Livni proposed the idea of the three parties uniting after meeting with Peres on Friday.
"The president has woken up. Now he is saying that things have to be different. He is everyone's president. He met with Yair Lapid, but not only with him. It's because he cares. He is concerned and finally said so out loud. He thinks and expresses what everyone is worried about," Livni said.
"For two years I saw the president crisscrossing the world saying that Netanyahu would bring peace. I knew it wouldn't happen and I didn't like his saying it, but I refrained from attacking him publicly. But now he has sobered up and is saying that things need to change. Is that not a good thing? Why is the Likud trying to silence him?"
Senior political sources on the Right told Israel Hayom Saturday night that "the president intends to do everything in his power to give the Left the authority to compose the next government."
However, the President’s Residence issued a statement in response, saying: "The president is not involved in any kind of political maneuvers. This would be opposed to the nature of his job and his worldview. The president has held meetings over the past few days with party leaders who seek to learn from his experience. His purpose is not to interfere in the election process. The president has also met with the prime minister and the heads of Shas. In keeping with this policy, the president recently agreed to meet with both Livni and Lapid."
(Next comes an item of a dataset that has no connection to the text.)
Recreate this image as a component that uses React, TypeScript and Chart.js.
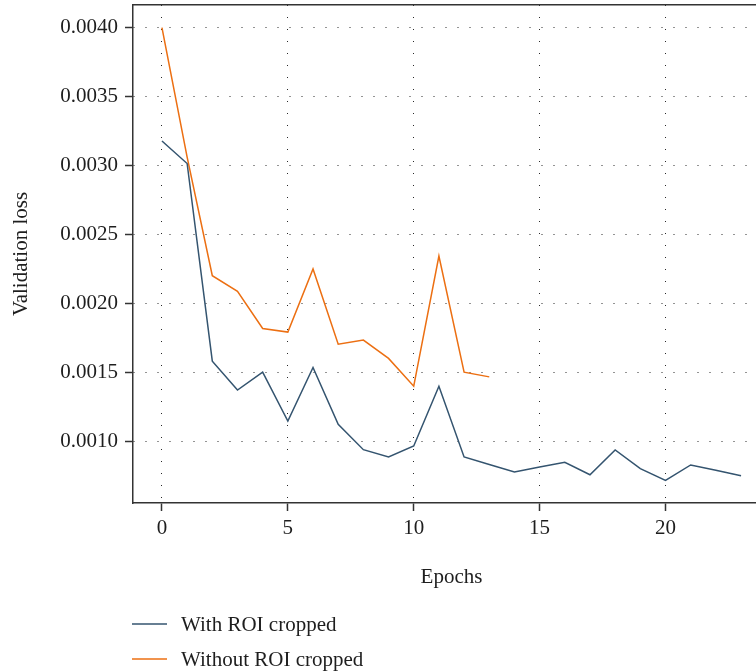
import { useEffect, useRef } from "react";
import { Chart, registerables } from "chart.js";

Chart.register(...registerables);

const epochs = [0, 1, 2, 3, 4, 5, 6, 7, 8, 9, 10, 11, 12, 13, 14, 15, 16, 17, 18, 19, 20, 21, 22, 23];
const withRoiCropped = [
  0.003177, 0.003014, 0.00158, 0.00137, 0.0015, 0.001146, 0.001534, 0.001122, 0.000938, 0.000885,
  0.000965, 0.001398, 0.000885, 0.00083, 0.000776, 0.000812, 0.000846, 0.000756, 0.000936, 0.0008,
  0.000715, 0.000827, 0.000788, 0.000749,
];
const withoutRoiCropped = [
  0.004, 0.00306, 0.0022, 0.002086, 0.001817, 0.001791, 0.002249, 0.001703, 0.001733, 0.0016,
  0.001398, 0.002343, 0.0015, 0.001466,
];
const seriesLabels = ["With ROI cropped", "Without ROI cropped"];
const xTickValues = [0, 5, 10, 15, 20];
const yTickValues = [0.001, 0.0015, 0.002, 0.0025, 0.003, 0.0035, 0.004];
const xTitle = "Epochs";
const yTitle = "Validation loss";

const FONT = '"Liberation Serif", "Times New Roman", serif';
const AXIS = "#333333";
const FS = 21;

const legendPlugin = {
  id: "stackedLegend",
  afterDraw(chart: any) {
    const ctx = chart.ctx;
    chart.data.datasets.forEach((ds: any, i: number) => {
      const y = 624 + i * 35;
      ctx.save();
      ctx.strokeStyle = ds.borderColor;
      ctx.lineWidth = 1.5;
      ctx.beginPath();
      ctx.moveTo(132, y);
      ctx.lineTo(167, y);
      ctx.stroke();
      ctx.fillStyle = "#1e1e1e";
      ctx.font = `${FS}px ${FONT}`;
      ctx.textBaseline = "middle";
      ctx.textAlign = "left";
      ctx.fillText(ds.label, 181, y + 1);
      ctx.restore();
    });
  },
};

export default function App() {
  const ref = useRef<HTMLCanvasElement | null>(null);

  useEffect(() => {
    if (!ref.current) return;
    Chart.defaults.font.family = FONT;
    Chart.defaults.color = "#1e1e1e";
    const chart = new Chart(ref.current, {
      type: "line",
      data: {
        datasets: [
          {
            label: seriesLabels[0],
            data: withRoiCropped.map((v, i) => ({ x: epochs[i], y: v })),
            borderColor: "#34546f",
            borderWidth: 1.5,
            pointRadius: 0,
            tension: 0,
            fill: false,
          },
          {
            label: seriesLabels[1],
            data: withoutRoiCropped.map((v, i) => ({ x: epochs[i], y: v })),
            borderColor: "#ec6f12",
            borderWidth: 1.5,
            pointRadius: 0,
            tension: 0,
            fill: false,
          },
        ],
      },
      options: {
        animation: false,
        responsive: false,
        layout: { padding: { top: 5, right: 0, bottom: 80, left: 0 } },
        plugins: { legend: { display: false }, tooltip: { enabled: false } },
        scales: {
          x: {
            type: "linear",
            position: "bottom",
            min: -1.15,
            max: 24.15,
            afterBuildTicks: (s: any) => {
              s.ticks = xTickValues.map((v) => ({ value: v }));
            },
            afterFit: (s: any) => {
              s.height = 88;
              s.paddingLeft = 0;
              s.paddingRight = 0;
            },
            ticks: { font: { size: FS }, padding: 5, color: "#1e1e1e" },
            grid: {
              color: "rgba(30,30,30,0.95)",
              lineWidth: 1,
              tickLength: 8,
              tickColor: AXIS,
              tickWidth: 1.5,
            },
            border: { display: true, color: AXIS, width: 1.5, dash: [1, 11] },
            title: { display: true, text: xTitle, font: { size: FS }, padding: { top: 0, bottom: 1 } },
          },
          x2: {
            type: "linear",
            position: "top",
            min: -1.15,
            max: 24.15,
            afterFit: (s: any) => {
              s.height = 0;
              s.paddingLeft = 0;
              s.paddingRight = 0;
            },
            ticks: { display: false },
            grid: { display: false, drawOnChartArea: false, drawTicks: false },
            border: { display: true, color: AXIS, width: 1.5 },
          },
          y: {
            type: "linear",
            min: 0.000551,
            max: 0.004164,
            afterBuildTicks: (s: any) => {
              s.ticks = yTickValues.map((v) => ({ value: v }));
            },
            afterFit: (s: any) => {
              s.width = 133;
              s.paddingTop = 0;
              s.paddingBottom = 0;
            },
            ticks: {
              font: { size: FS },
              padding: 7,
              color: "#1e1e1e",
              callback: (v: any) => Number(v).toFixed(4),
            },
            grid: {
              color: "rgba(30,30,30,0.95)",
              lineWidth: 1,
              tickLength: 8,
              tickColor: AXIS,
              tickWidth: 1.5,
            },
            border: { display: true, color: AXIS, width: 1.5, dash: [1, 11] },
            title: { display: true, text: yTitle, font: { size: FS }, padding: { top: 9, bottom: 0 } },
          },
        },
      },
      plugins: [legendPlugin],
    });
    return () => chart.destroy();
  }, []);

  return (
    <div
      style={{
        position: "fixed",
        left: 0,
        top: 0,
        width: 756,
        height: 671,
        overflow: "hidden",
        background: "#ffffff",
      }}
    >
      <canvas ref={ref} width={770} height={671} style={{ display: "block" }} />
    </div>
  );
}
Lapid called the right wing's accusations against Peres "ludicrous" on radio shows Sunday morning.
Peres, along with the Central Election Committee Chairman Elyakim Rubinstein, was expected to kick off a public relations campaign on Sunday to encourage citizens to vote.
One person who freely admits that he is trying to unite the center-left parties against Netanyahu is former minister Haim Ramon, who left the Knesset after being found guilty of sexual transgressions, and who co-founded Hatnuah.
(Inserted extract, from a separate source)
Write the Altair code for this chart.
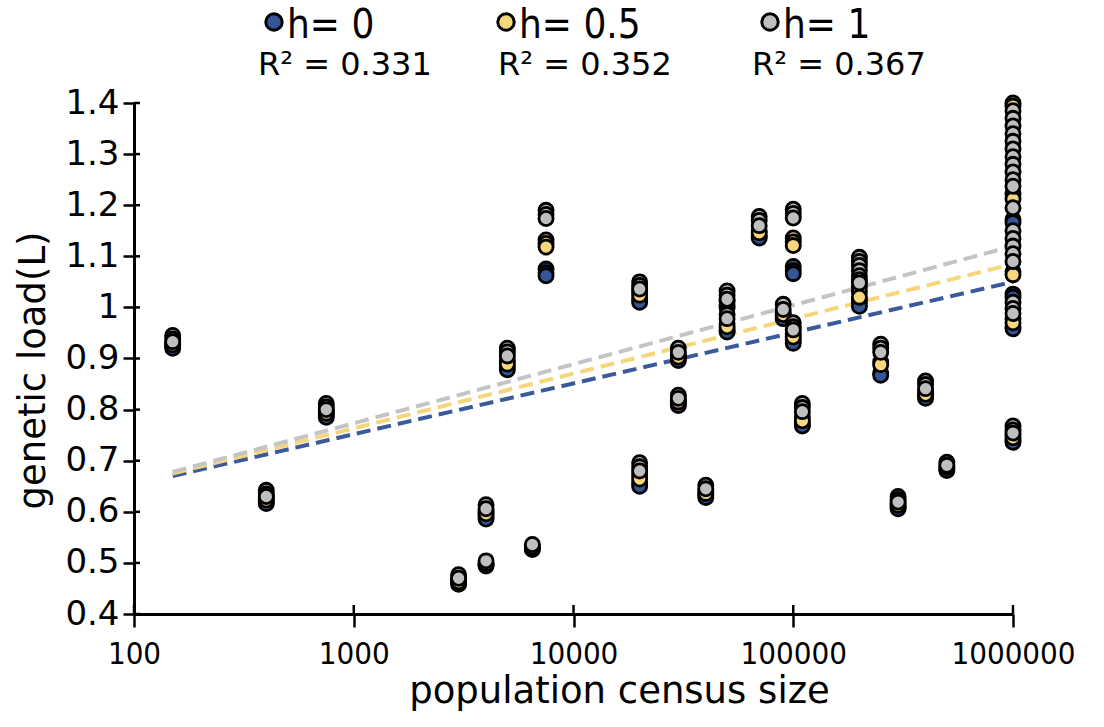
import altair as alt
import pandas as pd

# Genetic load by population census size, for three dominance coefficients (h).
# Each dict maps a census size to the loads of the replicate runs at that size.
load_h0 = {
    150: [0.925, 0.920],
    400: [0.620, 0.616],
    750: [0.790, 0.785],
    3000: [0.462, 0.458],
    4000: [0.592, 0.586, 0.497, 0.494],
    5000: [0.884, 0.878],
    6500: [0.528, 0.526],
    7500: [1.075, 1.068, 1.062],
    20000: [1.016, 1.010, 0.656, 0.650],
    30000: [0.900, 0.896, 0.812, 0.808],
    40000: [0.632, 0.628],
    50000: [1.004, 1.000, 0.956, 0.952],
    70000: [1.140, 1.136],
    90000: [0.982, 0.978],
    100000: [1.080, 1.072, 1.066, 0.936, 0.930],
    110000: [0.772, 0.768],
    200000: [1.015, 1.008, 1.002],
    250000: [0.872, 0.867],
    300000: [0.610, 0.606],
    400000: [0.826, 0.822],
    500000: [0.684, 0.681],
    1000000: [1.172, 1.166, 1.026, 1.020, 0.962, 0.958, 0.740, 0.736],
}
load_h05 = {
    150: [0.930, 0.927],
    400: [0.627, 0.623],
    750: [0.797, 0.793],
    3000: [0.466, 0.463],
    4000: [0.600, 0.596, 0.499],
    5000: [0.895, 0.889],
    6500: [0.531],
    7500: [1.132, 1.125, 1.118],
    20000: [1.030, 1.024, 0.672, 0.664],
    30000: [0.906, 0.903, 0.818, 0.815],
    40000: [0.640, 0.636],
    50000: [1.012, 0.968, 0.962],
    70000: [1.150, 1.146],
    90000: [0.990, 0.986],
    100000: [1.136, 1.128, 1.121, 0.948, 0.942],
    110000: [0.785, 0.778],
    200000: [1.040, 1.030, 1.020],
    250000: [0.893, 0.888],
    300000: [0.616, 0.613],
    400000: [0.834, 0.830],
    500000: [0.687],
    1000000: [1.400, 1.394, 1.222, 1.212, 1.070, 1.064, 0.978, 0.970, 0.750, 0.745],
}
load_h1 = {
    150: [0.945, 0.938, 0.933],
    400: [0.642, 0.635, 0.630],
    750: [0.812, 0.805, 0.800],
    3000: [0.477, 0.470],
    4000: [0.614, 0.606, 0.504],
    5000: [0.920, 0.913, 0.905],
    6500: [0.536],
    7500: [1.190, 1.182, 1.174],
    20000: [1.050, 1.043, 1.036, 0.696, 0.688, 0.680],
    30000: [0.920, 0.912, 0.828, 0.822],
    40000: [0.652, 0.645],
    50000: [1.032, 1.024, 1.016, 0.986, 0.978],
    70000: [1.178, 1.170, 1.160],
    90000: [1.006, 0.996],
    100000: [1.192, 1.184, 1.175, 0.970, 0.962, 0.956],
    110000: [0.812, 0.804, 0.796],
    200000: [1.098, 1.090, 1.082, 1.072, 1.062, 1.054, 1.048],
    250000: [0.928, 0.920, 0.912],
    300000: [0.630, 0.624, 0.619],
    400000: [0.856, 0.849, 0.841],
    500000: [0.697, 0.691],
    1000000: [1.385, 1.370, 1.355, 1.340, 1.325, 1.310, 1.295, 1.280, 1.265,
              1.250, 1.237, 1.195, 1.150, 1.135, 1.120, 1.105, 1.090, 1.010,
              0.998, 0.988, 0.768, 0.760, 0.754],
}

# Log-linear fits, evaluated at the ends of the sampled census range
fit_census = [150, 1000000]
fit_h0 = [0.670, 1.050]
fit_h05 = [0.675, 1.085]
fit_h1 = [0.678, 1.120]

series_names = ["h= 0", "h= 0.5", "h= 1"]
r_squared = [0.331, 0.352, 0.367]
fill_colors = ["#365597", "#f6d77b", "#bfbfbf"]
line_colors = ["#3a5a9b", "#f5d67a", "#c4c4c4"]

x_ticks = [100, 1000, 10000, 100000, 1000000]
y_ticks = [0.4, 0.5, 0.6, 0.7, 0.8, 0.9, 1.0, 1.1, 1.2, 1.3, 1.4]

FONT = "DejaVu Sans"
NARROW = "DejaVu Sans Condensed"
PLOT_W, PLOT_H = 879, 511

rows = []
for k, loads in enumerate([load_h0, load_h05, load_h1]):
    for n, ys in loads.items():
        for y in ys:
            rows.append({"census": n, "load": y, "series": series_names[k], "k": k})
points_df = pd.DataFrame(rows)
# blue drawn first, grey last; within a series higher values first
points_df = points_df.sort_values(["k", "load"], ascending=[True, False]).reset_index(drop=True)
points_df["draw"] = range(len(points_df))

fit_rows = []
for k, fit in enumerate([fit_h0, fit_h05, fit_h1]):
    for n, y in zip(fit_census, fit):
        fit_rows.append({"census": n, "load": y, "series": series_names[k], "k": k})
fit_df = pd.DataFrame(fit_rows)

x_scale = alt.Scale(type="log", domain=[100, 1000000], nice=False)
y_scale = alt.Scale(domain=[0.4, 1.4], nice=False, zero=False)

x_axis = alt.Axis(
    values=x_ticks, format="d", title="population census size",
    grid=False, domainWidth=3, domainColor="black", tickColor="black",
    tickWidth=2.5, tickSize=13, labelFont=NARROW, labelFontSize=31,
    labelColor="black", labelPadding=12, titleFont=FONT, titleFontSize=37,
    titleFontWeight="normal", titleColor="black", titlePadding=4, labelFlush=False,
    titleX=485, titleAnchor="start", titleAlign="center",
)
y_axis = alt.Axis(
    values=y_ticks, format="~g", title="genetic load(L)",
    grid=False, domainWidth=3, domainColor="black", tickColor="black",
    tickWidth=2.5, tickSize=11, labelFont=FONT, labelFontSize=34,
    labelColor="black", labelPadding=4, titleFont=FONT, titleFontSize=37,
    titleFontWeight="normal", titleColor="black", titlePadding=12,
    titleY=267, titleAnchor="start", titleAlign="center",
)

color_scale = alt.Scale(domain=series_names, range=fill_colors)
line_scale = alt.Scale(domain=series_names, range=line_colors)

fit_lines = alt.Chart(fit_df).mark_line(strokeWidth=4, strokeDash=[14, 7]).encode(
    x=alt.X("census:Q", scale=x_scale, axis=x_axis),
    y=alt.Y("load:Q", scale=y_scale, axis=y_axis),
    color=alt.Color("series:N", scale=line_scale, legend=None),
    detail="series:N",
)

# short inner halves of the tick marks, so the ticks cross the axis lines
x_inner = alt.Chart(pd.DataFrame({"census": x_ticks})).mark_rule(
    color="black", strokeWidth=2.5
).encode(
    x=alt.X("census:Q", scale=x_scale),
    y=alt.value(PLOT_H - 9), y2=alt.value(PLOT_H),
)
y_inner = alt.Chart(pd.DataFrame({"load": y_ticks})).mark_rule(
    color="black", strokeWidth=2.5
).encode(
    y=alt.Y("load:Q", scale=y_scale),
    x=alt.value(0), x2=alt.value(6),
)

dots = alt.Chart(points_df).mark_point(
    shape="circle", filled=True, size=200, stroke="black", strokeWidth=2.8, opacity=1
).encode(
    x=alt.X("census:Q", scale=x_scale),
    y=alt.Y("load:Q", scale=y_scale),
    fill=alt.Fill("series:N", scale=color_scale, legend=None),
    order=alt.Order("draw:Q"),
)

# Legend across the top: marker, series name, and R² of its fit
legend_layers = []
legend_x = [140, 372, 636]
r2_x = [124, 364, 618]
for k in range(3):
    legend_layers.append(
        alt.Chart(pd.DataFrame({"series": [series_names[k]]})).mark_point(
            shape="circle", filled=True, size=270, stroke="black", strokeWidth=3,
            opacity=1, fill=fill_colors[k],
        ).encode(x=alt.value(legend_x[k]), y=alt.value(-81))
    )
    legend_layers.append(
        alt.Chart(pd.DataFrame({"series": [series_names[k]]})).mark_text(
            align="left", baseline="alphabetic", font=NARROW,
            fontSize=40, color="black",
        ).encode(x=alt.value(legend_x[k] + 13), y=alt.value(-65), text="series:N")
    )
    legend_layers.append(
        alt.Chart(pd.DataFrame({"r2": [f"R² = {r_squared[k]:.3f}"]})).mark_text(
            align="left", baseline="alphabetic", font=FONT, fontSize=32, color="black",
        ).encode(x=alt.value(r2_x[k]), y=alt.value(-28), text="r2:N")
    )

chart = alt.layer(fit_lines, x_inner, y_inner, dots, *legend_layers).properties(
    width=PLOT_W, height=PLOT_H,
    autosize=alt.AutoSizeParams(type="none"),
    padding={"left": 134, "top": 103, "right": 91, "bottom": 113},
    background="white",
).configure_view(stroke=None)

chart.save("out.html", embed_options={"renderer": "svg", "actions": False})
"For a month I have been trying to build a center-left bloc, and I hope I succeed," Ramon said at a meeting of the Commercial and Industrial Business Club in Tel Aviv. "The three parties combined will get more than 40 mandates, more than the Likud."
On Friday’s television interview, Livni said, "I am calling on Shelly and Yair, let's unite. Let's sit together." Just a few minutes later, during the commercial break, she received a text message from Yachimovich, inviting her to meet.
Lapid also agreed to meet with Yachimovich and Livni, but said he was not interested in uniting to block a right-wing coalition.
"Shelly and Tzipi want us to announce that we will not enter the government, but what will come of that?" Lapid wrote on his Facebook page. "A [strictly] right and ultra-Orthodox government? So we are showing leadership and proposing the opposite. Instead of ignoring the reasonable possibility that Netanyahu will be the one to compose the next government, let's enter the government together and ensure that it is reasonable and sane. Doesn't that make more sense?"
In an interview on Channel 2 on Saturday, Lapid said, “I don't like it when people act under pressure. In my view, it is a little strange that she [Livni] had to make her announcement on television in such a dramatic way. I am not interested in joining a bloc that would block a right-wing coalition, because I am not in the habit of boycotting individuals or parties. I don't understand Livni. Would she form a government with Hanin Zoabi? I don't want a far-right ultra-Orthodox coalition either, and I would not enter such a coalition on my own alongside the Likud, Orit Strook and Eli Yishai."